Hoffa’s fat pad irritation
Hoffitis is the name given to a swelling and/or irritation of Hoffa’s fat pad. This fat pad is located at the front of the knee, behind the patellar tendon that runs down into the lower leg.
Typical symptoms of hoffitis are local swelling and pain under the kneecap. The condition can arise either acutely or over a long period of time.
Description of condition
Named after the person who discovered this knee structure, Hoffa's fat pad is a deposit of fat that fills the space behind the patellar tendon. This fat pad helps nourish and lubricate the knee joint and contains cells that are important for inflammatory processes of the knee. It is also assumed to act as a shock absorber for the knee.
This fat pad can cause problems if it becomes trapped between the bones during extension of the knee. The fat pad then becomes irritated and swollen. The latter is visible in the form of lumps on either side of the patellar tendon. This is known as hoffitis.
Cause and history
Hoffitis may occur acutely, for example, due to a fall or as a result of another problem with the knee. A more gradual development of the symptoms is also possible. In the latter case, there is chronic (long-term) irritation which, at some point, causes (more) symptoms.
People who hyper-extend their knee frequently run a greater risk of developing this condition. This is because the fat pad then has less space and may become trapped. Hoffitis is relatively common in people who run or walk a lot, especially in combination with flat feet.
Signs & symptoms
Hoffitis is accompanied by the following symptoms:
- Pain at the front of the knee.
- Visible local swelling on both sides of the patellar tendon (bulge or thickening).
- Increased symptoms when (hyper)extending the knee or squatting.
The diagnosis of hoffitis is usually made by a (general) physician or physiotherapist. After reviewing the symptoms and the way they arose, a physical examination should follow. This will examine the swelling in the area of the patellar tendon. A special test, in which the Hoffa’s fat pad is put under pressure, will be used to inquire about recognized pain.
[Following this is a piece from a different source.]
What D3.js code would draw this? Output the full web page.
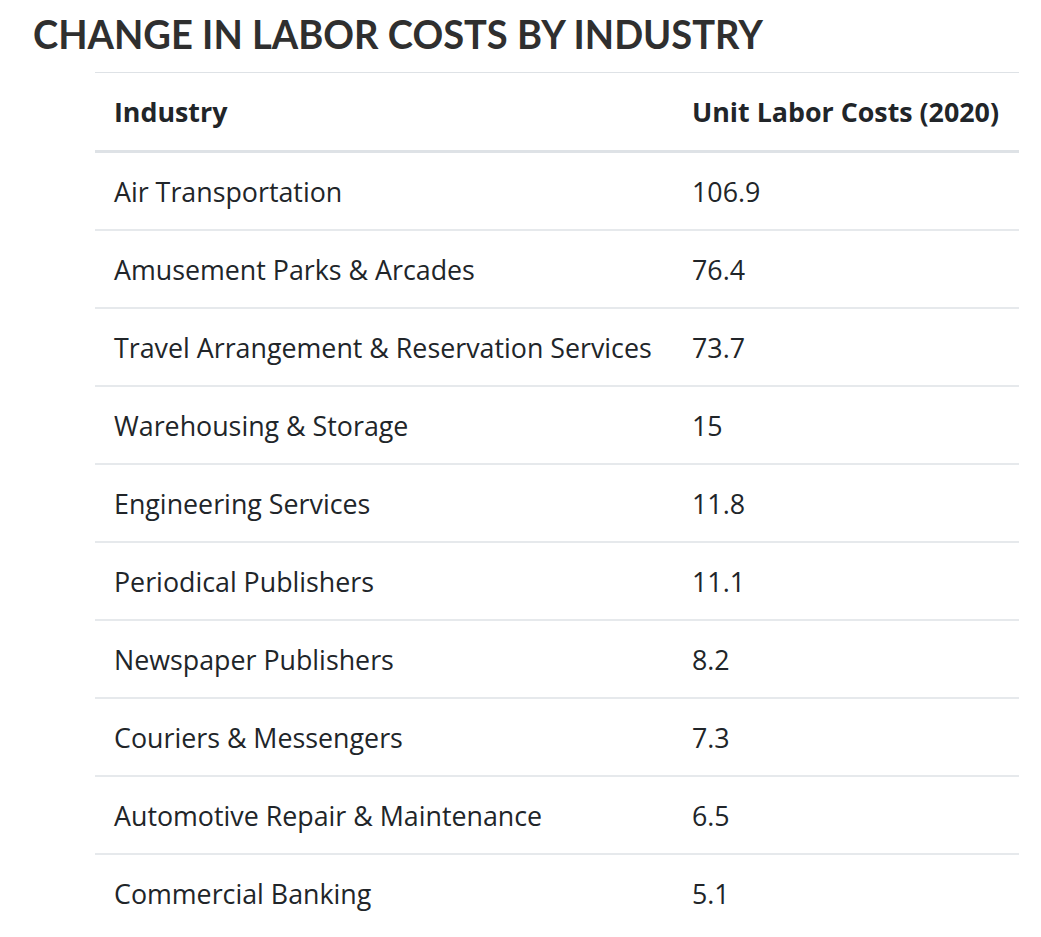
<!DOCTYPE html>
<html>
<head>
<meta charset="utf-8">
<script src="https://cdn.jsdelivr.net/npm/d3@7"></script>
<style>
    html, body { margin: 0; padding: 0; background: #fff; }
    svg { display: block; }
</style>
</head>
<body>
<div id="laborTable"></div>
<script>
const TITLE = 'CHANGE IN LABOR COSTS BY INDUSTRY';
const columns = ['Industry', 'Unit Labor Costs (2020)'];
const industries = [
    'Air Transportation',
    'Amusement Parks & Arcades',
    'Travel Arrangement & Reservation Services',
    'Warehousing & Storage',
    'Engineering Services',
    'Periodical Publishers',
    'Newspaper Publishers',
    'Couriers & Messengers',
    'Automotive Repair & Maintenance',
    'Commercial Banking'
];
const unitLaborCosts = ['106.9', '76.4', '73.7', '15', '11.8', '11.1', '8.2', '7.3', '6.5', '5.1'];

function createLaborTable() {
    const container = document.getElementById('laborTable');
    container.innerHTML = '';

    const width = 1041;
    const height = 937;
    const tableLeft = 95;
    const tableRight = 1019;
    const headerTop = 72;
    const headerBottom = 152;
    const rowHeight = 78;
    const fontSize = '26.8px';

    const svg = d3.select(container)
        .append('svg')
        .attr('width', width)
        .attr('height', height);

    // title
    svg.append('text')
        .attr('x', 33)
        .attr('y', 49)
        .attr('textLength', 730)
        .attr('lengthAdjust', 'spacingAndGlyphs')
        .style('font-family', 'Lato, sans-serif')
        .style('font-weight', 700)
        .style('font-size', '41px')
        .style('fill', '#2f2f2f')
        .text(TITLE);

    // text start of each column
    const x = d3.scaleOrdinal()
        .domain(columns)
        .range([tableLeft + 19, 692]);

    const y = d3.scaleBand()
        .domain(industries)
        .range([headerBottom, headerBottom + rowHeight * industries.length]);

    // table top border
    svg.append('line')
        .attr('x1', tableLeft).attr('x2', tableRight)
        .attr('y1', headerTop + 0.5).attr('y2', headerTop + 0.5)
        .attr('stroke', '#dee2e6')
        .attr('stroke-width', 1);

    // header cells
    svg.selectAll('.head')
        .data(columns)
        .enter()
        .append('text')
        .attr('class', 'head')
        .attr('x', d => x(d))
        .attr('y', (headerTop + headerBottom) / 2)
        .attr('dy', '0.38em')
        .style('font-family', '"Open Sans", sans-serif')
        .style('font-weight', 700)
        .style('font-size', fontSize)
        .style('fill', '#212529')
        .text(d => d);

    // header bottom border (thicker)
    svg.append('line')
        .attr('x1', tableLeft).attr('x2', tableRight)
        .attr('y1', headerBottom - 0.5).attr('y2', headerBottom - 0.5)
        .attr('stroke', '#dee2e6')
        .attr('stroke-width', 3);

    const rows = svg.selectAll('.row')
        .data(industries)
        .enter()
        .append('g')
        .attr('class', 'row')
        .attr('transform', d => `translate(0,${y(d)})`);

    // row separators (none under the last row)
    rows.filter((d, i) => i < industries.length - 1)
        .append('line')
        .attr('x1', tableLeft).attr('x2', tableRight)
        .attr('y1', y.bandwidth()).attr('y2', y.bandwidth())
        .attr('stroke', '#dee2e6')
        .attr('stroke-width', 1.5);

    rows.append('text')
        .attr('x', x(columns[0]))
        .attr('y', y.bandwidth() / 2)
        .attr('dy', '0.42em')
        .style('font-family', '"Open Sans", sans-serif')
        .style('font-size', fontSize)
        .style('fill', '#212529')
        .text(d => d);

    rows.append('text')
        .attr('x', x(columns[1]))
        .attr('y', y.bandwidth() / 2)
        .attr('dy', '0.42em')
        .style('font-family', '"Open Sans", sans-serif')
        .style('font-size', fontSize)
        .style('fill', '#212529')
        .text((d, i) => unitLaborCosts[i]);
}

createLaborTable();
</script>
</body>
</html>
If there are acute symptoms, another knee problem needs to be ruled out as a possible cause. This can be achieved by additional testing, such as an MRI. This will also show the fat pad.
Because the fat pad is well supplied with blood, hoffitis generally recovers well. It is important to find out what caused the symptoms and what factors are maintaining the symptoms. Taking sufficient rest and preventing hyperextending of the knee is sufficient in most cases.
It can be useful to have a good look at your gait pattern. If necessary, the fitting of insoles or heel lifts may help prevent hyperextending the knee.
If hoffitis is the result of another underlying knee problem, this should be resolved first. In such cases, hoffitis then often disappears by itself.
In some cases, hoffitis does not heal. In that case, the part of the fat pad causing symptoms can be surgically removed.
Nugteren, K. van & Winkel, D. (2010). Onderzoek en behandeling van anterieure kniepijn. Houten: Bohn Stafleu van Loghum.